• GIVEN DATA:
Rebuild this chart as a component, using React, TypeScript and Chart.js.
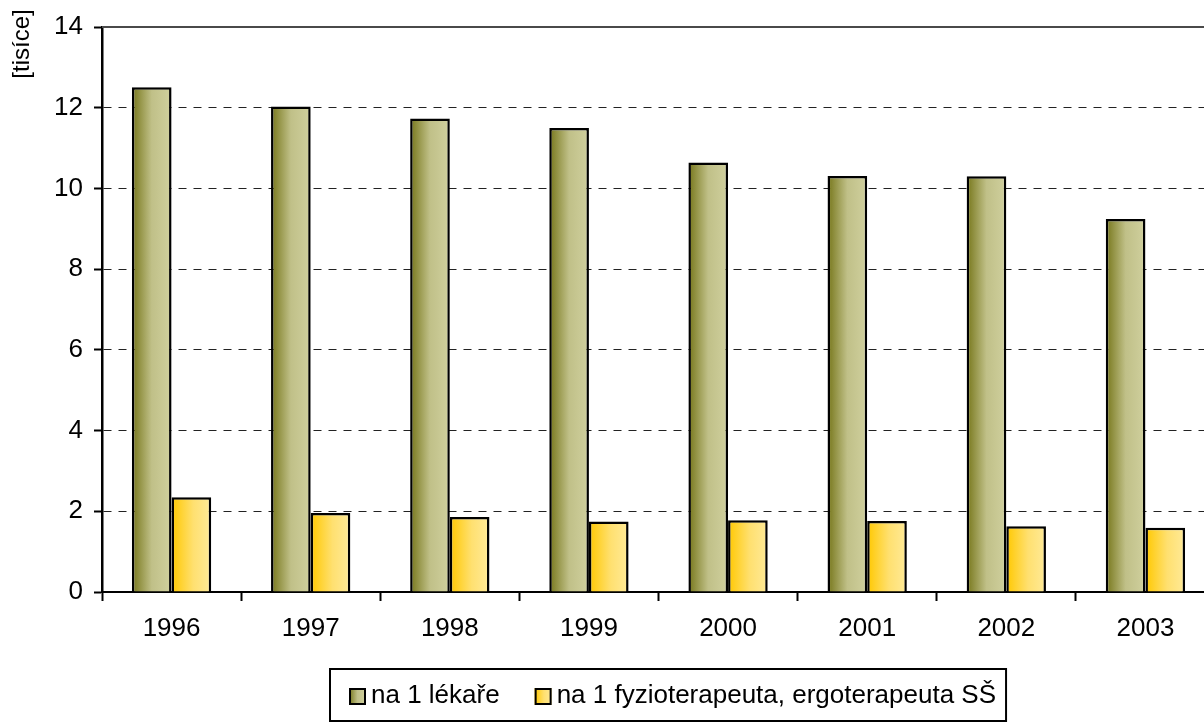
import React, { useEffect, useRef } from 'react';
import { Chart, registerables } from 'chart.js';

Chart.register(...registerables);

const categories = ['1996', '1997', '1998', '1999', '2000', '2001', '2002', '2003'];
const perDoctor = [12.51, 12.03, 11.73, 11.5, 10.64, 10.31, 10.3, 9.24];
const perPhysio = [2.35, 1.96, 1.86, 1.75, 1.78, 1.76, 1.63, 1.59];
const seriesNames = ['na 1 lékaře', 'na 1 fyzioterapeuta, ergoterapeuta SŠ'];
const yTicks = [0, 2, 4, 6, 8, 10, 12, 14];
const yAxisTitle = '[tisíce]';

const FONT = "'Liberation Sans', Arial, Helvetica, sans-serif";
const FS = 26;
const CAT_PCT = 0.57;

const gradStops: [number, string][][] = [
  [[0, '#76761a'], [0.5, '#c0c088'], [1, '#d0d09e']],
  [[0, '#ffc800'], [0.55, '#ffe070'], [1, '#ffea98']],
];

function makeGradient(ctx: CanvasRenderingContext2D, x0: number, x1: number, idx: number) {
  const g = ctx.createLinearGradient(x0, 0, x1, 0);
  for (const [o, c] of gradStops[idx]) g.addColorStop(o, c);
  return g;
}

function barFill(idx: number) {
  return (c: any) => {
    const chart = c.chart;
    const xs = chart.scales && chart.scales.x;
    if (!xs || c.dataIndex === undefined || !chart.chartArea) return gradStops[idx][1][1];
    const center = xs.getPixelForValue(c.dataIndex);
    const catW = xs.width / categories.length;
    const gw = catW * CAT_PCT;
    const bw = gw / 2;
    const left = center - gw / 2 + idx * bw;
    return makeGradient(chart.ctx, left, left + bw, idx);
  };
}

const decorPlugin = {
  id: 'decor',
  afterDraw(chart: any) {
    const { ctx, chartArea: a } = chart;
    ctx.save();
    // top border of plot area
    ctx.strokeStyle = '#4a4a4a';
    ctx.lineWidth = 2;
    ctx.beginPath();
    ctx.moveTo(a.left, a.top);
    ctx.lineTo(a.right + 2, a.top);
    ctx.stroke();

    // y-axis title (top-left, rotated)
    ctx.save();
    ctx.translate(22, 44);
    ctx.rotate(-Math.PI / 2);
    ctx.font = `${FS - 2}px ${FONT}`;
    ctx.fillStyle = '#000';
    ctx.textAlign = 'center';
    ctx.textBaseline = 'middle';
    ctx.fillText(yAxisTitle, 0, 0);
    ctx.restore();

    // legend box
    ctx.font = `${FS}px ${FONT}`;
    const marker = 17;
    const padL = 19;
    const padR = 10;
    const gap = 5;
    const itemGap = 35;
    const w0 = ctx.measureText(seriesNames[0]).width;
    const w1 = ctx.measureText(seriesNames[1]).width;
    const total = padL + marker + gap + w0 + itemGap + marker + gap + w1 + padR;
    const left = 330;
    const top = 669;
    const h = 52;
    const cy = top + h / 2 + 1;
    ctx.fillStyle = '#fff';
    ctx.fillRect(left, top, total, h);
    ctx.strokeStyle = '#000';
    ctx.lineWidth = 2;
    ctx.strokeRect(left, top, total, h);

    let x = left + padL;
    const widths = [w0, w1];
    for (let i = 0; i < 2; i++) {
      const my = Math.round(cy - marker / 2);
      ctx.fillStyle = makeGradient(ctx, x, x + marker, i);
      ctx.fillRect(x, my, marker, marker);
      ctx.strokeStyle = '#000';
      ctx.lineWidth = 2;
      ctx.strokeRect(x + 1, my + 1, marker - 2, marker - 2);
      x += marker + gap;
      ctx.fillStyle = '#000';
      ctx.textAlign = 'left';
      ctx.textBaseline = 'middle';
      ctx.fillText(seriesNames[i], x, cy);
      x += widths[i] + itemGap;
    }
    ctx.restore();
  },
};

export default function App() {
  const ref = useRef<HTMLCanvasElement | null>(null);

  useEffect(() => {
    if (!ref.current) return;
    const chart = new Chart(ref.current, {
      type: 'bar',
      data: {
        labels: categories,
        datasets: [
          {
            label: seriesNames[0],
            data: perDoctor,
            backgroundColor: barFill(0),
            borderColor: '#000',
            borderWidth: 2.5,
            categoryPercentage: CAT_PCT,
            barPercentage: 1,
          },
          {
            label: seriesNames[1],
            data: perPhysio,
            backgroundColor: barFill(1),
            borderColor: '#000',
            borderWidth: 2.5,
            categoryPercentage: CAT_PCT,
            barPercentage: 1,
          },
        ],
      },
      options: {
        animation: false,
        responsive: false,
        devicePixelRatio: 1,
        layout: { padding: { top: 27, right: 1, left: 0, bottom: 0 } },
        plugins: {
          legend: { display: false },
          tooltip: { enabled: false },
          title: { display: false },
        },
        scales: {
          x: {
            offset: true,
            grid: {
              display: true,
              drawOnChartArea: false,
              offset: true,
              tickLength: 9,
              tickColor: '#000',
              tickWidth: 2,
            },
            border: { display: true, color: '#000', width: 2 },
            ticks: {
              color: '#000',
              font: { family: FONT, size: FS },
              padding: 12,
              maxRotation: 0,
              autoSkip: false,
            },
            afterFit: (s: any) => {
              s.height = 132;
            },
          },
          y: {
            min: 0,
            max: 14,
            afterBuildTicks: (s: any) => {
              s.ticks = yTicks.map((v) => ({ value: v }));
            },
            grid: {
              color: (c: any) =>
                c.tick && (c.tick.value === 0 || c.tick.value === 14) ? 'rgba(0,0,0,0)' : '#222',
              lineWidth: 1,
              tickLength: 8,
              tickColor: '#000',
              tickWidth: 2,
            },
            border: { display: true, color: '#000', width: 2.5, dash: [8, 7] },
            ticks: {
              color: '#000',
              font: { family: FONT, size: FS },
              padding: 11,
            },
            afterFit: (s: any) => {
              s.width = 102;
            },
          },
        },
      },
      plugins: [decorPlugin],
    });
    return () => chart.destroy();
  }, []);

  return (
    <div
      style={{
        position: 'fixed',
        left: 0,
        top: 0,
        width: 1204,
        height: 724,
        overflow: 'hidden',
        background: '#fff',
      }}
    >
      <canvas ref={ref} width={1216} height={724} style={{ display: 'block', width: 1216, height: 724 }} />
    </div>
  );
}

• THE EXERCISE:
Leave out the pictures and restate everything else word for word.

• OUTPUT OF THE TASK:
Rebuild this chart as a component, using React, TypeScript and Chart.js.
import React, { useEffect, useRef } from 'react';
import { Chart, registerables } from 'chart.js';

Chart.register(...registerables);

const categories = ['1996', '1997', '1998', '1999', '2000', '2001', '2002', '2003'];
const perDoctor = [12.51, 12.03, 11.73, 11.5, 10.64, 10.31, 10.3, 9.24];
const perPhysio = [2.35, 1.96, 1.86, 1.75, 1.78, 1.76, 1.63, 1.59];
const seriesNames = ['na 1 lékaře', 'na 1 fyzioterapeuta, ergoterapeuta SŠ'];
const yTicks = [0, 2, 4, 6, 8, 10, 12, 14];
const yAxisTitle = '[tisíce]';

const FONT = "'Liberation Sans', Arial, Helvetica, sans-serif";
const FS = 26;
const CAT_PCT = 0.57;

const gradStops: [number, string][][] = [
  [[0, '#76761a'], [0.5, '#c0c088'], [1, '#d0d09e']],
  [[0, '#ffc800'], [0.55, '#ffe070'], [1, '#ffea98']],
];

function makeGradient(ctx: CanvasRenderingContext2D, x0: number, x1: number, idx: number) {
  const g = ctx.createLinearGradient(x0, 0, x1, 0);
  for (const [o, c] of gradStops[idx]) g.addColorStop(o, c);
  return g;
}

function barFill(idx: number) {
  return (c: any) => {
    const chart = c.chart;
    const xs = chart.scales && chart.scales.x;
    if (!xs || c.dataIndex === undefined || !chart.chartArea) return gradStops[idx][1][1];
    const center = xs.getPixelForValue(c.dataIndex);
    const catW = xs.width / categories.length;
    const gw = catW * CAT_PCT;
    const bw = gw / 2;
    const left = center - gw / 2 + idx * bw;
    return makeGradient(chart.ctx, left, left + bw, idx);
  };
}

const decorPlugin = {
  id: 'decor',
  afterDraw(chart: any) {
    const { ctx, chartArea: a } = chart;
    ctx.save();
    // top border of plot area
    ctx.strokeStyle = '#4a4a4a';
    ctx.lineWidth = 2;
    ctx.beginPath();
    ctx.moveTo(a.left, a.top);
    ctx.lineTo(a.right + 2, a.top);
    ctx.stroke();

    // y-axis title (top-left, rotated)
    ctx.save();
    ctx.translate(22, 44);
    ctx.rotate(-Math.PI / 2);
    ctx.font = `${FS - 2}px ${FONT}`;
    ctx.fillStyle = '#000';
    ctx.textAlign = 'center';
    ctx.textBaseline = 'middle';
    ctx.fillText(yAxisTitle, 0, 0);
    ctx.restore();

    // legend box
    ctx.font = `${FS}px ${FONT}`;
    const marker = 17;
    const padL = 19;
    const padR = 10;
    const gap = 5;
    const itemGap = 35;
    const w0 = ctx.measureText(seriesNames[0]).width;
    const w1 = ctx.measureText(seriesNames[1]).width;
    const total = padL + marker + gap + w0 + itemGap + marker + gap + w1 + padR;
    const left = 330;
    const top = 669;
    const h = 52;
    const cy = top + h / 2 + 1;
    ctx.fillStyle = '#fff';
    ctx.fillRect(left, top, total, h);
    ctx.strokeStyle = '#000';
    ctx.lineWidth = 2;
    ctx.strokeRect(left, top, total, h);

    let x = left + padL;
    const widths = [w0, w1];
    for (let i = 0; i < 2; i++) {
      const my = Math.round(cy - marker / 2);
      ctx.fillStyle = makeGradient(ctx, x, x + marker, i);
      ctx.fillRect(x, my, marker, marker);
      ctx.strokeStyle = '#000';
      ctx.lineWidth = 2;
      ctx.strokeRect(x + 1, my + 1, marker - 2, marker - 2);
      x += marker + gap;
      ctx.fillStyle = '#000';
      ctx.textAlign = 'left';
      ctx.textBaseline = 'middle';
      ctx.fillText(seriesNames[i], x, cy);
      x += widths[i] + itemGap;
    }
    ctx.restore();
  },
};

export default function App() {
  const ref = useRef<HTMLCanvasElement | null>(null);

  useEffect(() => {
    if (!ref.current) return;
    const chart = new Chart(ref.current, {
      type: 'bar',
      data: {
        labels: categories,
        datasets: [
          {
            label: seriesNames[0],
            data: perDoctor,
            backgroundColor: barFill(0),
            borderColor: '#000',
            borderWidth: 2.5,
            categoryPercentage: CAT_PCT,
            barPercentage: 1,
          },
          {
            label: seriesNames[1],
            data: perPhysio,
            backgroundColor: barFill(1),
            borderColor: '#000',
            borderWidth: 2.5,
            categoryPercentage: CAT_PCT,
            barPercentage: 1,
          },
        ],
      },
      options: {
        animation: false,
        responsive: false,
        devicePixelRatio: 1,
        layout: { padding: { top: 27, right: 1, left: 0, bottom: 0 } },
        plugins: {
          legend: { display: false },
          tooltip: { enabled: false },
          title: { display: false },
        },
        scales: {
          x: {
            offset: true,
            grid: {
              display: true,
              drawOnChartArea: false,
              offset: true,
              tickLength: 9,
              tickColor: '#000',
              tickWidth: 2,
            },
            border: { display: true, color: '#000', width: 2 },
            ticks: {
              color: '#000',
              font: { family: FONT, size: FS },
              padding: 12,
              maxRotation: 0,
              autoSkip: false,
            },
            afterFit: (s: any) => {
              s.height = 132;
            },
          },
          y: {
            min: 0,
            max: 14,
            afterBuildTicks: (s: any) => {
              s.ticks = yTicks.map((v) => ({ value: v }));
            },
            grid: {
              color: (c: any) =>
                c.tick && (c.tick.value === 0 || c.tick.value === 14) ? 'rgba(0,0,0,0)' : '#222',
              lineWidth: 1,
              tickLength: 8,
              tickColor: '#000',
              tickWidth: 2,
            },
            border: { display: true, color: '#000', width: 2.5, dash: [8, 7] },
            ticks: {
              color: '#000',
              font: { family: FONT, size: FS },
              padding: 11,
            },
            afterFit: (s: any) => {
              s.width = 102;
            },
          },
        },
      },
      plugins: [decorPlugin],
    });
    return () => chart.destroy();
  }, []);

  return (
    <div
      style={{
        position: 'fixed',
        left: 0,
        top: 0,
        width: 1204,
        height: 724,
        overflow: 'hidden',
        background: '#fff',
      }}
    >
      <canvas ref={ref} width={1216} height={724} style={{ display: 'block', width: 1216, height: 724 }} />
    </div>
  );
}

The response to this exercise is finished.